This I Believe–I Believe in Scamp

Melody - Camp Hill, Pennsylvania
Entered on September 13, 2007

Scamp was born to violence, neglect and abandonment. Scamp was born in Brooklyn. Latino Brooklyn. loud, dirty, crowded, poor, mangos and coconuts spilling off boxes, taco meat frying in gigantic saucers, free-floating “f” words and in-your-face-bass, bigger and bigger gold hoops and crosses, every color of skin in pedestrian seas of disconsolate heat and beauty. Scamp was born in a rough hood in a rough town.

He was black, all black. The color suited him, Santa Ria saint, Egyptian god, voodoo dude, a real tough guy. His entrance and exit from our lives were equally dramatic, gifted with the violence nobody can take from the poor. But his entrance and exit were also comic, as the dark lamp of slapstick belongs here, too. Scamp, though, was no social statistic. Scamp was just a cat, a valuable, lucky black cat. I hid him at Halloween, for this was a neighborhood where cats, when they weren’t thrown out, could be sacrificed to gods, those old African gods by way of the Caribbean. Stuff white ladies like me don’t understand. There was power in that cat.

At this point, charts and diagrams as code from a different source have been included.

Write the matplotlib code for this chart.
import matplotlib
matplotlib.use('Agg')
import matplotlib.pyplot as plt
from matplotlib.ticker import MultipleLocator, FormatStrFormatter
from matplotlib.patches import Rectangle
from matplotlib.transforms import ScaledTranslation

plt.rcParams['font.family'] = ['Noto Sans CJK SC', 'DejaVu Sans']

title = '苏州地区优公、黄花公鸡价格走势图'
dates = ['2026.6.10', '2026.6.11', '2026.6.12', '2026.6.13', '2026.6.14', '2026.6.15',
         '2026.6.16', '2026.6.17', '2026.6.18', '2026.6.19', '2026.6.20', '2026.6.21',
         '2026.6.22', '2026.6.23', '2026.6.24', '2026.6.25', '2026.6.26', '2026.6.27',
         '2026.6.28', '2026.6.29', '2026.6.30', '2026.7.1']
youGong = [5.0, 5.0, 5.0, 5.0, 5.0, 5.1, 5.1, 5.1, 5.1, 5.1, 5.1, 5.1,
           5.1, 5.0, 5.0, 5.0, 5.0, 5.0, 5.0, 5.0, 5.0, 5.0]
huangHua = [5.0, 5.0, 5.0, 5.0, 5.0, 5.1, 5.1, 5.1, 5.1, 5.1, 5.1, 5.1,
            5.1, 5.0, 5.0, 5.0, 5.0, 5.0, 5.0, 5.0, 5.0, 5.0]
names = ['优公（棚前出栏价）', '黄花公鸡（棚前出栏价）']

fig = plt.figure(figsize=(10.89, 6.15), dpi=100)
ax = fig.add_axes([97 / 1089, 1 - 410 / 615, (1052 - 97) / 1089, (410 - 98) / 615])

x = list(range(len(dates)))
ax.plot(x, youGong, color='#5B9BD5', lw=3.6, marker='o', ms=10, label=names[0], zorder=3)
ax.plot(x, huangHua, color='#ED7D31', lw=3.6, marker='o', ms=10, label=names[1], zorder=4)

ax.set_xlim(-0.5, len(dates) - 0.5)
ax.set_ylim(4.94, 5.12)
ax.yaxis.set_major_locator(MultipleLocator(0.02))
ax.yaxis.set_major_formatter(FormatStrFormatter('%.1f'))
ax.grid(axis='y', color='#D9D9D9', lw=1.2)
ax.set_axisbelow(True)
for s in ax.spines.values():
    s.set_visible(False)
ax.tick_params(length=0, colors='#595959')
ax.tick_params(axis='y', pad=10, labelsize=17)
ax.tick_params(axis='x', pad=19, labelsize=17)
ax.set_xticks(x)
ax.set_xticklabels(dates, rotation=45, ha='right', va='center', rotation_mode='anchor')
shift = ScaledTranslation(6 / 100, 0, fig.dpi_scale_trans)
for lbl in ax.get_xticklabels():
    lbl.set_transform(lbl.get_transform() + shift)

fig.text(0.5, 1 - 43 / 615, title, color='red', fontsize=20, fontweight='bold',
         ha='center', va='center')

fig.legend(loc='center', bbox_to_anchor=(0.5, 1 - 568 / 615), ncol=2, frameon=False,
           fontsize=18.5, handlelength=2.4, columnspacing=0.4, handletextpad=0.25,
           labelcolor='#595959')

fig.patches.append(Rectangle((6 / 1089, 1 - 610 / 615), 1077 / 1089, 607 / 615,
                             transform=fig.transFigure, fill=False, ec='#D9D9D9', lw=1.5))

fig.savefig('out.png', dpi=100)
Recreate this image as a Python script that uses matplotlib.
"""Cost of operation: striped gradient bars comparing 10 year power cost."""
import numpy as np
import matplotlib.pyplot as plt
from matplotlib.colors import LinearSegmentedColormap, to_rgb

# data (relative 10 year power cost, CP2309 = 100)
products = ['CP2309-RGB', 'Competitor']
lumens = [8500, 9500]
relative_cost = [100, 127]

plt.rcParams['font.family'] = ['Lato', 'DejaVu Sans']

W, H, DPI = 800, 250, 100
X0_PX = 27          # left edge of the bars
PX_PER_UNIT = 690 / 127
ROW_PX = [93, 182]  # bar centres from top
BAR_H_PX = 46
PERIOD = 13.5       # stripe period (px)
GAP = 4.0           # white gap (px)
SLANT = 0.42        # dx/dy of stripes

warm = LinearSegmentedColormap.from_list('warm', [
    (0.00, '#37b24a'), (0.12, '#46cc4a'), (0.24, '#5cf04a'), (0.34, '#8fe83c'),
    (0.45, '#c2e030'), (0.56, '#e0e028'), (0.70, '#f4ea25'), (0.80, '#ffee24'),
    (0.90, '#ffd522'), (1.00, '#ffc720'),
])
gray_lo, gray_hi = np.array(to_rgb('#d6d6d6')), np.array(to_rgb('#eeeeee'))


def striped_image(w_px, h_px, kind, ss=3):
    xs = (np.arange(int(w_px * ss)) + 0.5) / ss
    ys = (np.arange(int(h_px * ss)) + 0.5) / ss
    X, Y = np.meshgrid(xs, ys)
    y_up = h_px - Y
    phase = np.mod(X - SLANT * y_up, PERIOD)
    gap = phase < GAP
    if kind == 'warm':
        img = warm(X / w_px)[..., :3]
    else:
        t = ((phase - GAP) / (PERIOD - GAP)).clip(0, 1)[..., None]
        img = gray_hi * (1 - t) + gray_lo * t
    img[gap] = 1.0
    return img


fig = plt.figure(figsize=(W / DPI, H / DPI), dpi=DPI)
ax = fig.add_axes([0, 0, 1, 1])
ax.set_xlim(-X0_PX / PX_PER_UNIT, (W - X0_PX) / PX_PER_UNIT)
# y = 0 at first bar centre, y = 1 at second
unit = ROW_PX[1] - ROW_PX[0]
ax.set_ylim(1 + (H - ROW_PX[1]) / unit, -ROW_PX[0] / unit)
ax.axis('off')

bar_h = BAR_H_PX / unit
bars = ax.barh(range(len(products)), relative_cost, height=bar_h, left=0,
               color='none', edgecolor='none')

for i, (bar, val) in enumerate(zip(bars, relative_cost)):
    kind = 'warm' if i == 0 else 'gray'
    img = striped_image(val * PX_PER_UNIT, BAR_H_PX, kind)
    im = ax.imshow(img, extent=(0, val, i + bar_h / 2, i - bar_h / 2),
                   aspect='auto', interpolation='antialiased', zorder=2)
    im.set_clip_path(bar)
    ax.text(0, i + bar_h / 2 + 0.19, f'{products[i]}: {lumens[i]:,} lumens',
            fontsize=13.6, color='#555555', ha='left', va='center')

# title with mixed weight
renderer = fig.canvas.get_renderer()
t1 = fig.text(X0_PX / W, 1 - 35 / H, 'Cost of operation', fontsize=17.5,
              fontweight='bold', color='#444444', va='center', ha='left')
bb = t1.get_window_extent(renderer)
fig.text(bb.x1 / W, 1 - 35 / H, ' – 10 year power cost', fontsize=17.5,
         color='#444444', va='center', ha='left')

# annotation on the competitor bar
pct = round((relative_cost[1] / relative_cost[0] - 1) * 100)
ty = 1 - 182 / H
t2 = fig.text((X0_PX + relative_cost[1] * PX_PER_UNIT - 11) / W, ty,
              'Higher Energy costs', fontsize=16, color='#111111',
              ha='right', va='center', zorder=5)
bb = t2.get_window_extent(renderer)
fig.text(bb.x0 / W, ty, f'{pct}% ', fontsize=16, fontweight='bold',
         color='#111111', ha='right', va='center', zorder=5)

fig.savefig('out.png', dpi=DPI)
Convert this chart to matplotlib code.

Nothing’s worse than sentimental journeys about a pet…how he purred, etc. Scamp was the antithesis of sentimental, purring like a Harley, wild and head-strong, tearing down curtains to get to alley cats, secreting presents in the basement. No plate of food was safe on the table. After we moved to the suburbs, he scandalized the new hood with decapitated birds and offerings of sewer rats–in a place where there weren’t supposed to be sewer rats, where bird feeders tweeter on clean-swept porches. Scamp lived for a cantankerous 21 years, and, when I put him down, it was the end of an era for me. Somehow, he was the soul of Brooklyn and the soul of a time when anything was possible, when white ladies like me believed we could understand, when I could live in a ghetto with little worse than daily annoyance besetting me, when I believed that vision was the single most important thing.

Scamp was a menace and terrifyingly loyal. All testicles, he came by the howl. He started low, stretched out to a long peak that reached the end of the block, and died down only to rise again, a firehouse siren pitched for the length of the day. I was in no mood for this. I had just closed on my first house, had picked up my cat dead of feline leukemia from the vet, and my first order of business was to bury kitty in the yard. I was young, sentimentally-cursed, and in mourning for kitty #1. In other words, I was a sucker. I picked up this tiny black ball and looked for the “off” button. House to house I went, with a suddenly quiet kitten. “Es su gato?”–I asked. “No, no es mi gato,” came the replies. I would soon learn the first line of survival here: nobody had seen or heard a thing. So, he became mine, yowling till I called out for him to follow, room to room. He would not be left alone. He had to be in the lap, on my desk, on the tub, sleeping on me, even on the step ladder while I painted, balancing as I moved it, an acrobat of proximity.

He calmed down, and we were domestic. He lasted longer than my marriage, and I was residence in his house longer than I lived with anyone. When I drove to put him down, a wild storm broke out, and trees were blasted up and down the hood, a proper suburb where they make good schools, where blonde Moms line the playground to whisk the future college-bound into the SUV ride to sports and Irish dancing. Scamp stood at the window of the vet’s, balancing on the sill, looking out, as though orchestrating the wild. My sycamore tree, a towering giant, was split from the top, like the temple curtain. Heirloom maples and oaks were upside down, clotting the streets. I had reached a point in my life where I valued fewer storms, tree-lined streets, and what high taxes bring. I no longer thought anything were possible, that I could always understand, or that vision was the most important thing. But I did observe power and situation over the years. And as I said, Scamp was a powerful cat. It’s all about where you are and how fast or loud you are, Scamp showed, eyeing the storm in his final moments, purring as trees split and the disruption he was heir to waved, swayed, howled, and flew. The clean up is still going on. Of course, Scamp wouldn’t have had it any other way, and, in spite of my concessions, I believe, still, in a couple of things–like his mess, his spectacular dark. I believe in his big Brooklyn mouth. I have a vision of this furry black fury surfing the worst storm this tidy place has seen since no-one-remembers-when. I believe in disruption, little hellions, the beauty of disorder. I believe in hearing them, the buddhas of our discontent, in seeing the abandoned, the trash, the inconvenient, what we don’t own up to. On my safe plot, the roofers are hammering the golden day long, and I can’t think, blessed with as I am with disorder. I believe that all my life I’ve been on the outside, a roofer, too, of sorts–cobbling life together. Like everyone here, I’m skilled at the fiction of control, calling chaos the other guy. Scamp was one ball of paramount disorder and supreme good luck, and he taught me they belong together, untidying assumptions, messing up exclusions, unsilencing the partnership of power and chaos, letting the cat out of the bag.